It seems there’s no end in sight for staggering inflation rates. As of October 2022, inflation came in at 8.2% YOY, maintaining its unprecedented rate of greater than 7% for just shy of a year.
Companies are experiencing rising costs and overall profit loss due to inflation. How they handle this determines success or failure during periods of high inflation. While you could raise prices across the board, this approach is blunt and will likely hurt margins overall.
Here’s everything you need to know regarding reconciling pricing with inflation. These 5 strategies will help you maintain customer trust and loyalty while keeping profits stable.
- Shift Discounts and Promotions
During periods of high inflation, companies focusing on total product and customer profitability will do better than those focusing only on cost changes. Accompanying this strategy is often a pocket-price-waterfall approach to help assess the revenue of each transaction.
Pocket price refers to a customer’s effective price after all promotions, rebates, and discounts.
A famous McKinsey study showed that one lighting supplier received an invoice price an average of 32.8% lower than the list price, and off-invoice discounts meant a pocket price that was only half of the list price. Yikes!
That lighting supplier isn’t an isolated incident, merely an example of what can happen when you don’t discount strategically based on data.
Pocket price waterfalls show “profit leakage” at every sale step. This helps companies understand why some customers and/or goods are profitable, and others are not.
It’s important to understand that discounts and promotions have their place, but especially during high inflationary periods, you must track them carefully.
You’ll also need to maximize profit through means that aren’t pricing. For instance, if a manufacturing company experiences higher demand than supply with high costs on low-volume products, they could lengthen lead time on all products to enable efficient scheduling. Sales teams can empower customers to opt for standard alternatives. All this can increase productivity and keep margins steady without a price increase.
- Base Price Changes in Careful Thought
Broad price increases are easy, but they’re detrimental. How customers react to a price increase varies tremendously based on their price sensitivity. Thus, price increases across the board can erode customer trust and cause you to come across as insensitive to customer needs.
The alternative to an overall price increase is adjusting tactically based on each product and customer segment. Here are three analytics to look at when determining how to raise prices:
- Customers’ end-to-end profitability
- Margin performance based on the price change
- Customers’ willingness to pay as compared to peers
Based on this data, adjust prices only for specific products and certain customer segments.
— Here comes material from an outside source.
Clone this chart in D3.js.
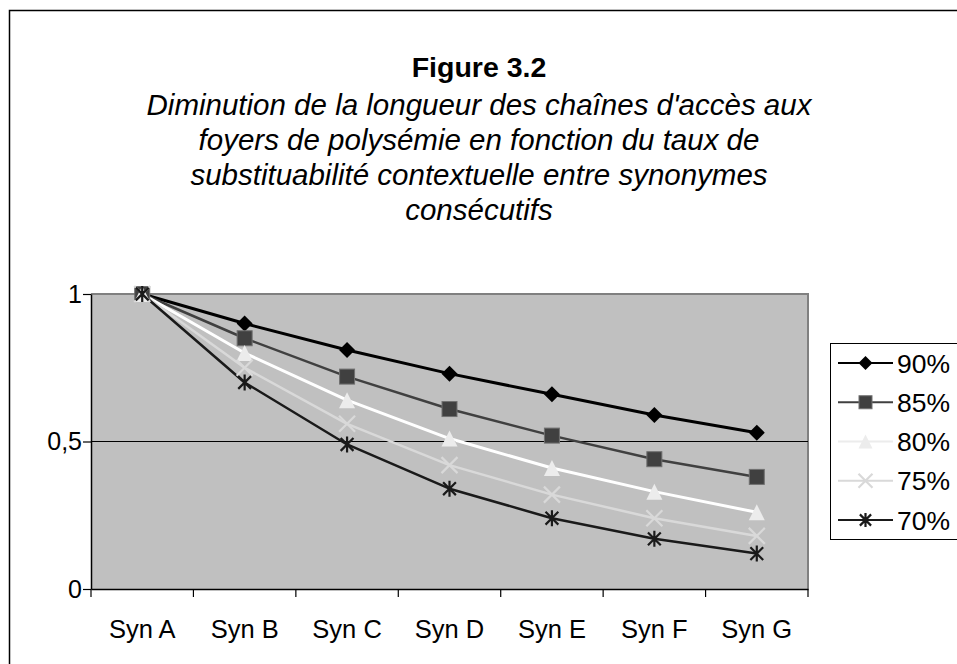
<!DOCTYPE html>
<html>
<head>
<meta charset="utf-8">
<script src="https://cdn.jsdelivr.net/npm/d3@7"></script>
<style>
  body { margin: 0; background: #fff; }
  svg { display: block; font-family: "Liberation Sans", Arial, sans-serif; }
</style>
</head>
<body>
<svg id="chart" width="957" height="664"></svg>
<script>
// Data
const categories = ["Syn A", "Syn B", "Syn C", "Syn D", "Syn E", "Syn F", "Syn G"];
const seriesNames = ["90%", "85%", "80%", "75%", "70%"];
const s90 = [1, 0.90, 0.81, 0.73, 0.66, 0.59, 0.53];
const s85 = [1, 0.85, 0.72, 0.61, 0.52, 0.44, 0.38];
const s80 = [1, 0.80, 0.64, 0.51, 0.41, 0.33, 0.26];
const s75 = [1, 0.75, 0.56, 0.42, 0.32, 0.24, 0.18];
const s70 = [1, 0.70, 0.49, 0.34, 0.24, 0.17, 0.12];
const yTicks = [0, 0.5, 1];
const titleText = "Figure 3.2";
const subtitleLines = [
  "Diminution de la longueur des chaînes d'accès aux",
  "foyers de polysémie en fonction du taux de",
  "substituabilité contextuelle entre synonymes",
  "consécutifs"
];

// Styles per series
const styles = [
  { line: "#000000", width: 3, marker: "diamond", fill: "#000000", stroke: "none" },
  { line: "#404040", width: 2.5, marker: "square", fill: "#404040", stroke: "#707070" },
  { line: "#ffffff", width: 3, marker: "triangle", fill: "#ececec", stroke: "none" },
  { line: "#d9d9d9", width: 2.5, marker: "cross", fill: "none", stroke: "#d9d9d9" },
  { line: "#1a1a1a", width: 2.5, marker: "star", fill: "none", stroke: "#1a1a1a" }
];
const seriesData = [s90, s85, s80, s75, s70];

const svg = d3.select("#chart");

// Outer frame
svg.append("rect")
  .attr("x", 9.5).attr("y", 10.5)
  .attr("width", 960).attr("height", 670)
  .attr("fill", "none")
  .attr("stroke", "#000").attr("stroke-width", 1.5);

// Titles
svg.append("text")
  .attr("x", 479).attr("y", 77)
  .attr("text-anchor", "middle")
  .attr("font-size", 28.5).attr("font-weight", "bold")
  .text(titleText);

svg.selectAll(".subtitle")
  .data(subtitleLines)
  .enter()
  .append("text")
  .attr("class", "subtitle")
  .attr("x", 479)
  .attr("y", (d, i) => 114.5 + i * 35)
  .attr("text-anchor", "middle")
  .attr("font-size", 29.5).attr("font-style", "italic")
  .text(d => d);

// Plot area
const plot = { left: 91, right: 808, top: 294, bottom: 589 };

const x = d3.scaleBand()
  .domain(categories)
  .range([plot.left, plot.right]);

const y = d3.scaleLinear()
  .domain([0, 1])
  .range([plot.bottom, plot.top]);

svg.append("rect")
  .attr("x", plot.left).attr("y", plot.top)
  .attr("width", plot.right - plot.left)
  .attr("height", plot.bottom - plot.top)
  .attr("fill", "#c0c0c0");

// gray border top/right
svg.append("path")
  .attr("d", `M${plot.left},${plot.top}H${plot.right}V${plot.bottom}`)
  .attr("fill", "none")
  .attr("stroke", "#808080").attr("stroke-width", 2);

// gridline at 0.5
svg.append("line")
  .attr("x1", plot.left).attr("x2", plot.right)
  .attr("y1", y(0.5)).attr("y2", y(0.5))
  .attr("stroke", "#000").attr("stroke-width", 1);

// Y axis
const yAxis = d3.axisLeft(y)
  .tickValues(yTicks)
  .tickFormat(d => String(d).replace(".", ","))
  .tickSize(8)
  .tickSizeOuter(0)
  .tickPadding(1);

const gy = svg.append("g")
  .attr("transform", `translate(${plot.left},0)`)
  .call(yAxis);
gy.select(".domain").attr("stroke", "#000").attr("stroke-width", 1.5);
gy.selectAll(".tick line").attr("stroke", "#000").attr("stroke-width", 1.2);
gy.selectAll("text").attr("font-size", 25).attr("fill", "#000")
  .attr("font-family", "Liberation Sans, Arial, sans-serif");

// X axis: labels centered on bands, ticks on band edges
const xAxis = d3.axisBottom(x)
  .tickSize(0)
  .tickSizeOuter(0)
  .tickPadding(31);

const gx = svg.append("g")
  .attr("transform", `translate(0,${plot.bottom})`)
  .call(xAxis);
gx.select(".domain").attr("stroke", "#000").attr("stroke-width", 1.5);
gx.selectAll("text").attr("font-size", 25.5).attr("fill", "#000")
  .attr("font-family", "Liberation Sans, Arial, sans-serif");

const edges = categories.map(c => x(c)).concat([x.range()[1]]);
gx.selectAll(".edge")
  .data(edges)
  .enter()
  .append("line")
  .attr("class", "edge")
  .attr("x1", d => d).attr("x2", d => d)
  .attr("y1", 0).attr("y2", 8)
  .attr("stroke", "#000").attr("stroke-width", 1.2);

// Marker drawing
function drawMarker(g, type, st, size) {
  const h = size / 2;
  if (type === "diamond") {
    g.append("path").attr("d", `M0,${-h}L${h},0L0,${h}L${-h},0Z`).attr("fill", st.fill);
  } else if (type === "square") {
    const s = h - 0.5;
    g.append("rect").attr("x", -s).attr("y", -s).attr("width", 2 * s).attr("height", 2 * s)
      .attr("fill", st.fill).attr("stroke", st.stroke).attr("stroke-width", 1);
  } else if (type === "triangle") {
    g.append("path").attr("d", `M0,${-h}L${h},${h}L${-h},${h}Z`).attr("fill", st.fill);
  } else if (type === "cross") {
    g.append("path").attr("d", `M${-h},${-h}L${h},${h}M${-h},${h}L${h},${-h}`)
      .attr("stroke", st.stroke).attr("stroke-width", 2.2).attr("fill", "none");
  } else if (type === "star") {
    const k = h * 0.8;
    g.append("path").attr("d", `M${-k},${-k}L${k},${k}M${-k},${k}L${k},${-k}M0,${-h}L0,${h}`)
      .attr("stroke", st.stroke).attr("stroke-width", 2.2).attr("fill", "none");
  }
}

const line = d3.line()
  .x((d, i) => x(categories[i]) + x.bandwidth() / 2)
  .y(d => y(d));

seriesData.forEach((vals, si) => {
  const st = styles[si];
  svg.append("path")
    .datum(vals)
    .attr("d", line)
    .attr("fill", "none")
    .attr("stroke", st.line)
    .attr("stroke-width", st.width)
    .attr("stroke-linejoin", "round");
});

seriesData.forEach((vals, si) => {
  const st = styles[si];
  vals.forEach((v, i) => {
    const g = svg.append("g")
      .attr("transform", `translate(${x(categories[i]) + x.bandwidth() / 2},${y(v)})`);
    drawMarker(g, st.marker, st, 16);
  });
});

// Legend
const legend = svg.append("g").attr("transform", "translate(830,343)");
legend.append("rect")
  .attr("x", 0.5).attr("y", 0.5)
  .attr("width", 160).attr("height", 196)
  .attr("fill", "#fff")
  .attr("stroke", "#000").attr("stroke-width", 1);

const legendY = d3.scalePoint()
  .domain(seriesNames)
  .range([20, 177]);

seriesNames.forEach((name, si) => {
  const st = styles[si];
  const yy = legendY(name);
  const lineColor = si === 2 ? "#ececec" : st.line;
  legend.append("line")
    .attr("x1", 8).attr("x2", 63)
    .attr("y1", yy).attr("y2", yy)
    .attr("stroke", lineColor).attr("stroke-width", 2);
  const g = legend.append("g").attr("transform", `translate(35.5,${yy})`);
  drawMarker(g, st.marker, st, 14);
  legend.append("text")
    .attr("x", 67).attr("y", yy)
    .attr("dy", "0.36em")
    .attr("font-size", 26.5)
    .text(name);
});
</script>
</body>
</html>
Retailers are a strong example of this. The majority of retailers have primary, secondary, and tertiary goods.
Take grocery stores: primary goods are staples such as bread, pasta, milk, and eggs. Secondary goods might include cheese, yogurt, jams, jellies, and cereals. And tertiary goods could be condiments, spices, and seasonings.
Remaining competitive on key-value items such as bread and eggs will help grocers stay competitive while they increase prices on secondary and tertiary items. People buying these items are often less price-sensitive; this allows those who depend on food staples to remain unaffected by price increases while grocers make up profits on other items.
3. Decide Much Faster
Increasing prices in response to inflation is rarely done once. These decisions come with expected and unexpected consequences, requiring a dedicated council that acts quickly to manage price changes.
Pricing decision-makers need the power to react fast and adjust based on customer and market feedback. They need to view customer responses in real time, track the impact of price adjustments, and shift prices accordingly.
Some more specific data companies can look for include:
- Market conditions
- Performance
- Business reviews
- Customer interviews
- Competitor price changes
Do you have the right team of pricing experts in place to react quickly and optimize your pricing strategy? Jennings Executive can help you find senior-level pricing experts that ensure your company reacts fast and maximizes profit. Learn more today!
- Make Adjustments Elsewhere
Price adjustments are one way to make up for inflationary loss, but they aren’t the only way. Companies that succeed can make up for inflation elsewhere without impacting the customer.
First, companies must be ruthless in tracking the efficiency of their business. This overview will give you a better idea of where you can effectively cut costs. Ensure your balance sheet and budget are highly accurate and updated based on inflation.
You’ll also want to negotiate with vendors. Price shop and compare all vendors in your business.
Additionally, stop manufacturing products that aren’t selling well. Periods of high inflation mean focusing your efforts on the most profitable goods and services.
Eliminating turnover and hiring the right people is also highly critical. A bad hire can cost as much as 30% of their first-year earnings, which is even more expensive at the senior levels.
Need help finding the right senior-level talent to avoid the cost of a bad hire? Jennings Executive would love to work with you.
- Continuously Track Your Execution
Unless you track execution relentlessly, there’s no way to know if your efforts are prevailing. Companies need to establish leading and lagging indicators that can guide pricing decisions. These indicators may include customer surveys, cost indices, or competitor decisions.
Tracking execution as thoroughly as possible means transparency and a higher degree of performance. Don’t delay, and start monitoring key analytics today.
The Rest is Up To You
We hope these strategies help you make strategic pricing adjustments to maintain profitability.